§ **REQUIRED WORK**:
Copy every line of the entries that includes the word "this".

Source data:
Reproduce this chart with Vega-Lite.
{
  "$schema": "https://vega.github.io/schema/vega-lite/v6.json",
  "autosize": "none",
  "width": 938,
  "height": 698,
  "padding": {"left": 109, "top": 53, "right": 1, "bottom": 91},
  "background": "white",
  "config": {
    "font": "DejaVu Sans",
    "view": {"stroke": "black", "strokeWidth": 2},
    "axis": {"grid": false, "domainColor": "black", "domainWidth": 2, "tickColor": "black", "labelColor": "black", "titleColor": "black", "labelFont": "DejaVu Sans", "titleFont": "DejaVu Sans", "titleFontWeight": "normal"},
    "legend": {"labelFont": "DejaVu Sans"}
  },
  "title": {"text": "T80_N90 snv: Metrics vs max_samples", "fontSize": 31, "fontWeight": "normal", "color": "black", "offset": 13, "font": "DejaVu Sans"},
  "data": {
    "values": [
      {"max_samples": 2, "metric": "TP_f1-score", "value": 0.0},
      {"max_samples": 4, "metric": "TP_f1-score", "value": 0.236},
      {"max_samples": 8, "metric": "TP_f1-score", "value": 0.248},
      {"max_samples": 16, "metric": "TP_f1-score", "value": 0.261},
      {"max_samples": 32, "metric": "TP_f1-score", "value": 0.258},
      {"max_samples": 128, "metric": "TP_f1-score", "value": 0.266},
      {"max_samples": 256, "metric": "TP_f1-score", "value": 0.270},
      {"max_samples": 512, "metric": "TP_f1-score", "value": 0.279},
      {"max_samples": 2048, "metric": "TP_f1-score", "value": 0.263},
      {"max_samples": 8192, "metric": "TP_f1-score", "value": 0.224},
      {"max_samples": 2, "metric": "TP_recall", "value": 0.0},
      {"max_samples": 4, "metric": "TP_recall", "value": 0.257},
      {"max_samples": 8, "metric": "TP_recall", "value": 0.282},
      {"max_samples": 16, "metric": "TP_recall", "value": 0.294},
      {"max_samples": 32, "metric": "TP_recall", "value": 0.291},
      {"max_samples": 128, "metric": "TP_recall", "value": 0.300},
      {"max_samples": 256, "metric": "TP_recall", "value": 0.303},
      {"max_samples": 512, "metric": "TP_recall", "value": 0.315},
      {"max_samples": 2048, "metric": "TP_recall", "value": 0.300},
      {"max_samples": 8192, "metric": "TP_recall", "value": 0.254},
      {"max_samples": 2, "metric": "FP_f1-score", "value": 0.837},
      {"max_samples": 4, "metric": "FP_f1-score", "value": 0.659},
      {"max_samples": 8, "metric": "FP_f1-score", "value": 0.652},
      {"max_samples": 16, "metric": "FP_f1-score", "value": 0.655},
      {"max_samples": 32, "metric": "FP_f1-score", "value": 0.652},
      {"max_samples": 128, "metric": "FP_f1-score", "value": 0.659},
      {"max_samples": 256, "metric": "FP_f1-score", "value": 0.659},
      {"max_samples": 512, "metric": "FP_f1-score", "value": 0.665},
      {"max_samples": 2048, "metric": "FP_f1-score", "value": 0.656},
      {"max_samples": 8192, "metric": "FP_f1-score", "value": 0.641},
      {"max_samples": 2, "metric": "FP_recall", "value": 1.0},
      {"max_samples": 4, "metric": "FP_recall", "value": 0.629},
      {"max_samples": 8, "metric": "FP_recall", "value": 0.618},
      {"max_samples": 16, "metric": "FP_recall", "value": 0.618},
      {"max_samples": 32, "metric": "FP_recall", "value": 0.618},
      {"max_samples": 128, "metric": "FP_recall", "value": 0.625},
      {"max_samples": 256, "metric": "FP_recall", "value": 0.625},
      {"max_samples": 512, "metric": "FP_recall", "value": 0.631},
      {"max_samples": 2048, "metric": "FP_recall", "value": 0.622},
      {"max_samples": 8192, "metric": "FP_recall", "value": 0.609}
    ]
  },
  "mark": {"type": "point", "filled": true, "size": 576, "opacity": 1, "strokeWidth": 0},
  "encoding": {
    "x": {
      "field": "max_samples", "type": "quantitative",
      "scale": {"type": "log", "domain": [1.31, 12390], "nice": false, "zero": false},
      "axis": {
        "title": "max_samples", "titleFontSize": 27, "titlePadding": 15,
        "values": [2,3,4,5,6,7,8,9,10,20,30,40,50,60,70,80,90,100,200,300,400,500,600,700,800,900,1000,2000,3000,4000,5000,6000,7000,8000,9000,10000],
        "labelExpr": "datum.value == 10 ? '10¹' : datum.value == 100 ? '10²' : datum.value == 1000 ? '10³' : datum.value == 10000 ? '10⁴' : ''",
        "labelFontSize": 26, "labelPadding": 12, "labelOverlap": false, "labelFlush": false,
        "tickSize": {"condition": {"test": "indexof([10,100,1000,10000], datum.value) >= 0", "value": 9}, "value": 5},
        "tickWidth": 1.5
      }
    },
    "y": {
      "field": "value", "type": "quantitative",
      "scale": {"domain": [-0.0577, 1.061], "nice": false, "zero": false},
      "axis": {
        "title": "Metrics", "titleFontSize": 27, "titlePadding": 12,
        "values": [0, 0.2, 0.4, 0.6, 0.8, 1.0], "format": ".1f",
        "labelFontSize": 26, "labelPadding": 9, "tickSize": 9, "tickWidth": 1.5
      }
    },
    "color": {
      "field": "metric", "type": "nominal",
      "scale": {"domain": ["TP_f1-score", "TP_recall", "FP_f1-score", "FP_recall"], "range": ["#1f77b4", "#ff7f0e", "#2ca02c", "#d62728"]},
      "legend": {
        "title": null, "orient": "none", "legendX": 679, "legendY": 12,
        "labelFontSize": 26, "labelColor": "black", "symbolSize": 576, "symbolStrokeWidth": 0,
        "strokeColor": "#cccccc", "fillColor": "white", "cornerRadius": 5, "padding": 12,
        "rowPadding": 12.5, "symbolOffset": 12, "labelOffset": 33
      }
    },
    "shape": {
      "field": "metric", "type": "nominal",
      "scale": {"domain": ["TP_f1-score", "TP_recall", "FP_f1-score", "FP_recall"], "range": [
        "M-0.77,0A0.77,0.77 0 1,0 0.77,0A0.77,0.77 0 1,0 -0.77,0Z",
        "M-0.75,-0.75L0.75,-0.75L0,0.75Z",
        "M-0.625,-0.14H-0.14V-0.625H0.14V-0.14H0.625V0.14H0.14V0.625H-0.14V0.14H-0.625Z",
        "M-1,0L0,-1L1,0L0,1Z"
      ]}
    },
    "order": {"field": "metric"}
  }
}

--

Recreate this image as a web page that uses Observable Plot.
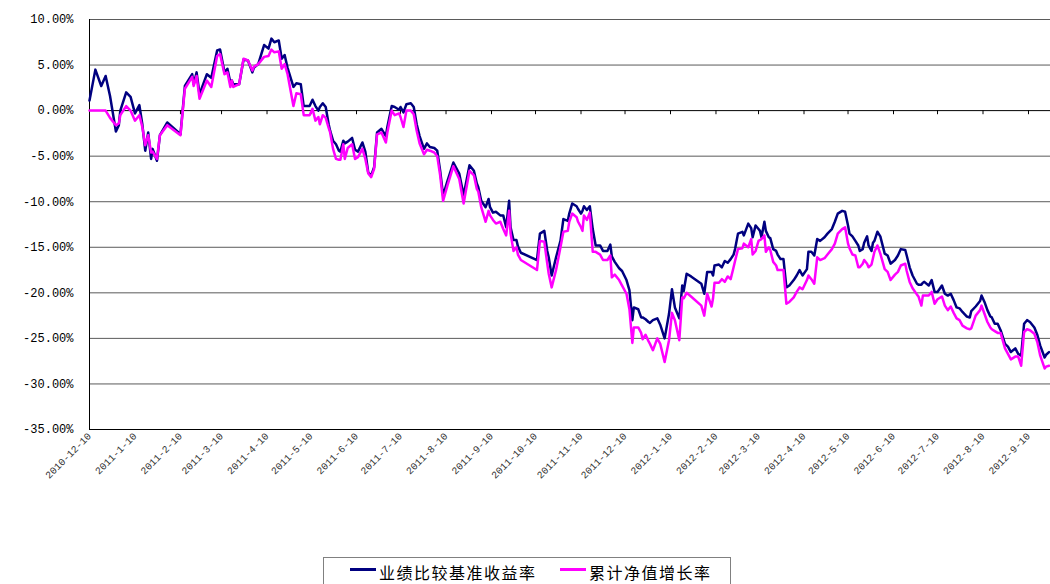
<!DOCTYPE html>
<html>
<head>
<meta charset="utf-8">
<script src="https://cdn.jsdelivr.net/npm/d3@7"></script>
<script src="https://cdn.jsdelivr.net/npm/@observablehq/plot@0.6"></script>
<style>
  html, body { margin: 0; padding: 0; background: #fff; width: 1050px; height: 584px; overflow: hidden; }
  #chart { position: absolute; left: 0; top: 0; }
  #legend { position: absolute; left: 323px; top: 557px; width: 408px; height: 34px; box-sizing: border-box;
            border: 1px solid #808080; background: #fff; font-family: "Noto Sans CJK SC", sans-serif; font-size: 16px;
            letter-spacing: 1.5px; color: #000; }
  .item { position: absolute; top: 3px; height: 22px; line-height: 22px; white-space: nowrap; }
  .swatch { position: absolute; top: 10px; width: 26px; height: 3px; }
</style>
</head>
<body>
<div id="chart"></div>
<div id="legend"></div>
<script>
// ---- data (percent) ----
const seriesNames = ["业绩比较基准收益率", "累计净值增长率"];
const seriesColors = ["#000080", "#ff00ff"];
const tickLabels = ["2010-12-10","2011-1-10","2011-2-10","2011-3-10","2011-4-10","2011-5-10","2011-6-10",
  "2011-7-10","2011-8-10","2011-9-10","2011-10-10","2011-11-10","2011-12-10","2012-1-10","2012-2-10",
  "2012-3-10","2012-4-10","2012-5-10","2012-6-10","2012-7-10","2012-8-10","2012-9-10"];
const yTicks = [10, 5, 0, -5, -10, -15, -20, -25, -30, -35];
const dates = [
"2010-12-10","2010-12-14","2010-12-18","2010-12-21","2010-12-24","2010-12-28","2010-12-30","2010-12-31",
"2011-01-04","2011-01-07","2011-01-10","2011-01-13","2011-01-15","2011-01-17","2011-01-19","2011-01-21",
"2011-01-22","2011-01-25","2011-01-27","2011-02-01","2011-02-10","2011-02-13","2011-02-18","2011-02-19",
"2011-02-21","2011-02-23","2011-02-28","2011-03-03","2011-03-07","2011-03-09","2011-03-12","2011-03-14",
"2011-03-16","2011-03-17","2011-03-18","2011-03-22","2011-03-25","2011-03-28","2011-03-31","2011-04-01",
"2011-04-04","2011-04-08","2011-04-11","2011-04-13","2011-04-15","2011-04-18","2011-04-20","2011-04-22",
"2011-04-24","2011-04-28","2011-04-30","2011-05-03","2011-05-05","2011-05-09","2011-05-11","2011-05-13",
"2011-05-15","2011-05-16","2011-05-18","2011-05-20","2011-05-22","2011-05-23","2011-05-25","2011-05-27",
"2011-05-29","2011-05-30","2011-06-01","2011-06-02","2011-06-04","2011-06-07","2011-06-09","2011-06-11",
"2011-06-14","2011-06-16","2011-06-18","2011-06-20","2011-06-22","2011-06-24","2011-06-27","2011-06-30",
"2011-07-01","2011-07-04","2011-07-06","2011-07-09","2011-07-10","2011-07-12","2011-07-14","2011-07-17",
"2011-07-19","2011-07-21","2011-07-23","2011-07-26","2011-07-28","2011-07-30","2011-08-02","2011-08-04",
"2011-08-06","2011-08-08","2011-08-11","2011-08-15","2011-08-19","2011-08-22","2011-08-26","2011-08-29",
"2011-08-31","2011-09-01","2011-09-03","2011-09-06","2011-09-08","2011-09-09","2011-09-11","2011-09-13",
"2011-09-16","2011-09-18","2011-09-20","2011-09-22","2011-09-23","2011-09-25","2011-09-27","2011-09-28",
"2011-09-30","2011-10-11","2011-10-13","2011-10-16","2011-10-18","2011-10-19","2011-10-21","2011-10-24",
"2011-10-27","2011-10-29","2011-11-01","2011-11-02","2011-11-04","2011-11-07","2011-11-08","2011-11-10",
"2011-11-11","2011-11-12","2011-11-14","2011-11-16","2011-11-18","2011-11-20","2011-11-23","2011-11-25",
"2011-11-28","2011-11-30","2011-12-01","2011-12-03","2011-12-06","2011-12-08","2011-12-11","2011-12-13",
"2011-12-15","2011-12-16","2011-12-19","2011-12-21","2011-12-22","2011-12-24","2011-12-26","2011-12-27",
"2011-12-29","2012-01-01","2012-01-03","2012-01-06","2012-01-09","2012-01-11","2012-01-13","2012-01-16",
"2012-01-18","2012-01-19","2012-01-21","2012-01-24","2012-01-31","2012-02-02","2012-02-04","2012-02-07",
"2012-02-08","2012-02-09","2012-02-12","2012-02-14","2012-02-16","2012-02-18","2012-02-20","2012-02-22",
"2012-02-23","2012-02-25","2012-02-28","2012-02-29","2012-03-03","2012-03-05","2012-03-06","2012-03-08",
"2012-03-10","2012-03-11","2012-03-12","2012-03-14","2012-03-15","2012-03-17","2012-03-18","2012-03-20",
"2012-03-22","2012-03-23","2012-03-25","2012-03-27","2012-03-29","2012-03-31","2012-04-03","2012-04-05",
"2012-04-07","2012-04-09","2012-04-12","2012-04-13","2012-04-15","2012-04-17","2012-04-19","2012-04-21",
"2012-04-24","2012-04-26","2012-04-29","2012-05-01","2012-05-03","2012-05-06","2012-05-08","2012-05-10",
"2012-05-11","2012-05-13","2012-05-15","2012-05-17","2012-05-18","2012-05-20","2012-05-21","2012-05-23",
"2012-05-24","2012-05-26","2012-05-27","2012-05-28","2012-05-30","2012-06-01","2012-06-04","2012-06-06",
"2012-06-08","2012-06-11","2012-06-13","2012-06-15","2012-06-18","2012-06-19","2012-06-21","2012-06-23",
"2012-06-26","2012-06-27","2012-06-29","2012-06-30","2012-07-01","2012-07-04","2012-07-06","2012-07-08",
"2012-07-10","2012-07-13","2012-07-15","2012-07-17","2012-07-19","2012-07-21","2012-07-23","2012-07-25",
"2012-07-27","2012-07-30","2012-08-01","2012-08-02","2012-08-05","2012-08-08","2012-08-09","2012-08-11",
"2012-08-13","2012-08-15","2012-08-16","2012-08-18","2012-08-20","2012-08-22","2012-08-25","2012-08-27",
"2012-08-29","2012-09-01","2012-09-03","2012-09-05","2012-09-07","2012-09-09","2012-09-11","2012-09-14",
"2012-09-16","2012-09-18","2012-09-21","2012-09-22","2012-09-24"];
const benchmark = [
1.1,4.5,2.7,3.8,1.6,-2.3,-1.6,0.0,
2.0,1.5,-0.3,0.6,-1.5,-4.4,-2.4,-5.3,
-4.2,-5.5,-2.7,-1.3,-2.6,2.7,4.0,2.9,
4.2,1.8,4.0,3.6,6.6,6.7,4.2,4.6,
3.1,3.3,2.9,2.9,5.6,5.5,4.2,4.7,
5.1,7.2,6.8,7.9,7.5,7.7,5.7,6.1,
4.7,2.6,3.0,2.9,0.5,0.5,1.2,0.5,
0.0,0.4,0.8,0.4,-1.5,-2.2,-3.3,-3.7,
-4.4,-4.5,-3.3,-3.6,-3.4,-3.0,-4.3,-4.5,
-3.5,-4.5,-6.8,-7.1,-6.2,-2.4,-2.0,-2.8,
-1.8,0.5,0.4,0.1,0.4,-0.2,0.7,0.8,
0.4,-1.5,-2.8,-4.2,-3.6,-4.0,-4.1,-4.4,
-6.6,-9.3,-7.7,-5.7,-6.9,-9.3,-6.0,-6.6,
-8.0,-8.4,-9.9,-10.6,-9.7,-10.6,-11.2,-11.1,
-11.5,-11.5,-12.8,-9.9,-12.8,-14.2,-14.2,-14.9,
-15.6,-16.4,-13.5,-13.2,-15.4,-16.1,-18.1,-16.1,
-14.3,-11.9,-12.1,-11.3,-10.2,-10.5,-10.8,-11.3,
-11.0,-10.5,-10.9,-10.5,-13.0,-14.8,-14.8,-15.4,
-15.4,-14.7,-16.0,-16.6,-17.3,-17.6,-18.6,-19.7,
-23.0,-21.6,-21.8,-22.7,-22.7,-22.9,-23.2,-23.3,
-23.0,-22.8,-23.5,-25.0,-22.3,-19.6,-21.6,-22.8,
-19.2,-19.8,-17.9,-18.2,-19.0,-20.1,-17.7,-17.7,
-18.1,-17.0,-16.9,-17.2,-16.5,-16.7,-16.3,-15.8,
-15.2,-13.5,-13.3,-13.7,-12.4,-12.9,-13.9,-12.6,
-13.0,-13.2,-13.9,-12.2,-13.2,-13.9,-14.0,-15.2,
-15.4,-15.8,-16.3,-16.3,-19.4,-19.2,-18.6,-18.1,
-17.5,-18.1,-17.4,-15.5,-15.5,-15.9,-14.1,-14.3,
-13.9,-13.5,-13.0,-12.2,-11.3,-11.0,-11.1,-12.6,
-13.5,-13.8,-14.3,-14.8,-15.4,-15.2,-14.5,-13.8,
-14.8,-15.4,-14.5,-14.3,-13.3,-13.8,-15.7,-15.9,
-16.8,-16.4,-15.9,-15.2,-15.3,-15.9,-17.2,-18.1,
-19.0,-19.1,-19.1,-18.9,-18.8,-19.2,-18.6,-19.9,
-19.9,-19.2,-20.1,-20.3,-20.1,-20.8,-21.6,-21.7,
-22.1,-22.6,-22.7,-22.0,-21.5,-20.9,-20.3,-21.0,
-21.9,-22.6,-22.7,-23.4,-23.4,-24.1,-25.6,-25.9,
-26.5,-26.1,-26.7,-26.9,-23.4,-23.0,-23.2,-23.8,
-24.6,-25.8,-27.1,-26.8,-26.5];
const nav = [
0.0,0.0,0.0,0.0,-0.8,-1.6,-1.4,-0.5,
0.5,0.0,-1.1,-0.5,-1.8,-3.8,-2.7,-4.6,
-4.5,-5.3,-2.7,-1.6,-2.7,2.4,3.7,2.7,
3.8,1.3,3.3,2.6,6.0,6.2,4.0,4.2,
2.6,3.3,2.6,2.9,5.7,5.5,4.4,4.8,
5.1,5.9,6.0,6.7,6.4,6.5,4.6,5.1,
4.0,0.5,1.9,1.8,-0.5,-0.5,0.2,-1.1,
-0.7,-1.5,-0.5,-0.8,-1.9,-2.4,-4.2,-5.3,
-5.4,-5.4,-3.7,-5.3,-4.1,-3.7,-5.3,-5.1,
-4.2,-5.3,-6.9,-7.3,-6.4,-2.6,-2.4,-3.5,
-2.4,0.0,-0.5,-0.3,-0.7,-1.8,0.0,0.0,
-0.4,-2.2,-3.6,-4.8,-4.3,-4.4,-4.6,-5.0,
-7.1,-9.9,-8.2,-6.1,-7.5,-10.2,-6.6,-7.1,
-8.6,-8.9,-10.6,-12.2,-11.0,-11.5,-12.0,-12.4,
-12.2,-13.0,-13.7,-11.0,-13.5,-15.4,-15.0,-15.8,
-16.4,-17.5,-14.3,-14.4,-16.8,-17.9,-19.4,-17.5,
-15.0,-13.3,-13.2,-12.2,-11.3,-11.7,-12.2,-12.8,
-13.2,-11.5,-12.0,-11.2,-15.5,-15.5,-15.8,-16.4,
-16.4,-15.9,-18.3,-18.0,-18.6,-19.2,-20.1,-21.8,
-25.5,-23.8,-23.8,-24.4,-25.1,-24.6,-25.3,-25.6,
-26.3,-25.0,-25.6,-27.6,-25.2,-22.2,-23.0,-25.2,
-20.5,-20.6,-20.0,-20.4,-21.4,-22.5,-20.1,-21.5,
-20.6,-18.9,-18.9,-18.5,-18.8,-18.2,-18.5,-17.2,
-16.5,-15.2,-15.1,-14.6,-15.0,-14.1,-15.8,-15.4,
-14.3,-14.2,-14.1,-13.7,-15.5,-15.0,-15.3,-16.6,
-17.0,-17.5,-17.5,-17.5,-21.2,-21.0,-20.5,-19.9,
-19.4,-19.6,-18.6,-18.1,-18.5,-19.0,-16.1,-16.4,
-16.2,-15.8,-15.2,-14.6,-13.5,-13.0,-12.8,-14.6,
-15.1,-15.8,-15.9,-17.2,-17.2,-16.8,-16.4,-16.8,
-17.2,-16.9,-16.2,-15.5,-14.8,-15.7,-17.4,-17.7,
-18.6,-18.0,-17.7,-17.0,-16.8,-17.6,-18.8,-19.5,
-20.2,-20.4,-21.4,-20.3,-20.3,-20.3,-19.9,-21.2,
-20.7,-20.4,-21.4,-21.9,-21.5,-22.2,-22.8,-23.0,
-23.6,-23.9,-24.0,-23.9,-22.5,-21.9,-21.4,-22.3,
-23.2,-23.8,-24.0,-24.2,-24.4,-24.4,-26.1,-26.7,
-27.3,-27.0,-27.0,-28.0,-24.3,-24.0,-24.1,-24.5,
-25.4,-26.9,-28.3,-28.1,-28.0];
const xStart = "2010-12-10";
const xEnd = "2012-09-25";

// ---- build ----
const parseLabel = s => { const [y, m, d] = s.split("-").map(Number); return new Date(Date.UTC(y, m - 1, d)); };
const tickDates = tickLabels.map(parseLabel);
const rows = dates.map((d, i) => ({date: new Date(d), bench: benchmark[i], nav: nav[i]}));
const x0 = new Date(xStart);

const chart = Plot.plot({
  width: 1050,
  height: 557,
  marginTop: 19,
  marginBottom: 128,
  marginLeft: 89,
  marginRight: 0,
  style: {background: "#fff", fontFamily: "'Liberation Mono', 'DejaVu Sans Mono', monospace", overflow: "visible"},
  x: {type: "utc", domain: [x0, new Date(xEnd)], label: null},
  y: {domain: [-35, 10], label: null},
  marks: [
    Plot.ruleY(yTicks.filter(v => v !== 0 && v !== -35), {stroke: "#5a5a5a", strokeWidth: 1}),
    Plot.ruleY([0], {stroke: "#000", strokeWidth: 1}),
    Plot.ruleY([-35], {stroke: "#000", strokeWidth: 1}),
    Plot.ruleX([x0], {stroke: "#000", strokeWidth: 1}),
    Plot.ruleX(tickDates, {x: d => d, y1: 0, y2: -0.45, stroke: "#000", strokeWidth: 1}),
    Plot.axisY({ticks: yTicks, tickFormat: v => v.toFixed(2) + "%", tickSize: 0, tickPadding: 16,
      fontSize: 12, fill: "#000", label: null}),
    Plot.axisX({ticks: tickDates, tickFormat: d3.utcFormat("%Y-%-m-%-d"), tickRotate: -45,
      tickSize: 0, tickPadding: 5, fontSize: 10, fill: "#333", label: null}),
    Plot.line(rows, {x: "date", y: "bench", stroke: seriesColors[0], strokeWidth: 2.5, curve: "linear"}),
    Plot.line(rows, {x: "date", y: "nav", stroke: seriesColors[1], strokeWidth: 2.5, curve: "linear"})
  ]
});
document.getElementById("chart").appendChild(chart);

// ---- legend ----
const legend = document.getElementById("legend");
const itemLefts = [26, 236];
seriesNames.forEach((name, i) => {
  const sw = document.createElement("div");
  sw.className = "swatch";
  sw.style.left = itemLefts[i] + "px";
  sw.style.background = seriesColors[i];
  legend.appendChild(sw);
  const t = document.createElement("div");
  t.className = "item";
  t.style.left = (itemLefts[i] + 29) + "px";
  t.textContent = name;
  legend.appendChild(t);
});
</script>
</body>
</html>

§ **TASK OUTPUT**:
Reproduce this chart with Vega-Lite.
Recreate this image as a web page that uses Observable Plot.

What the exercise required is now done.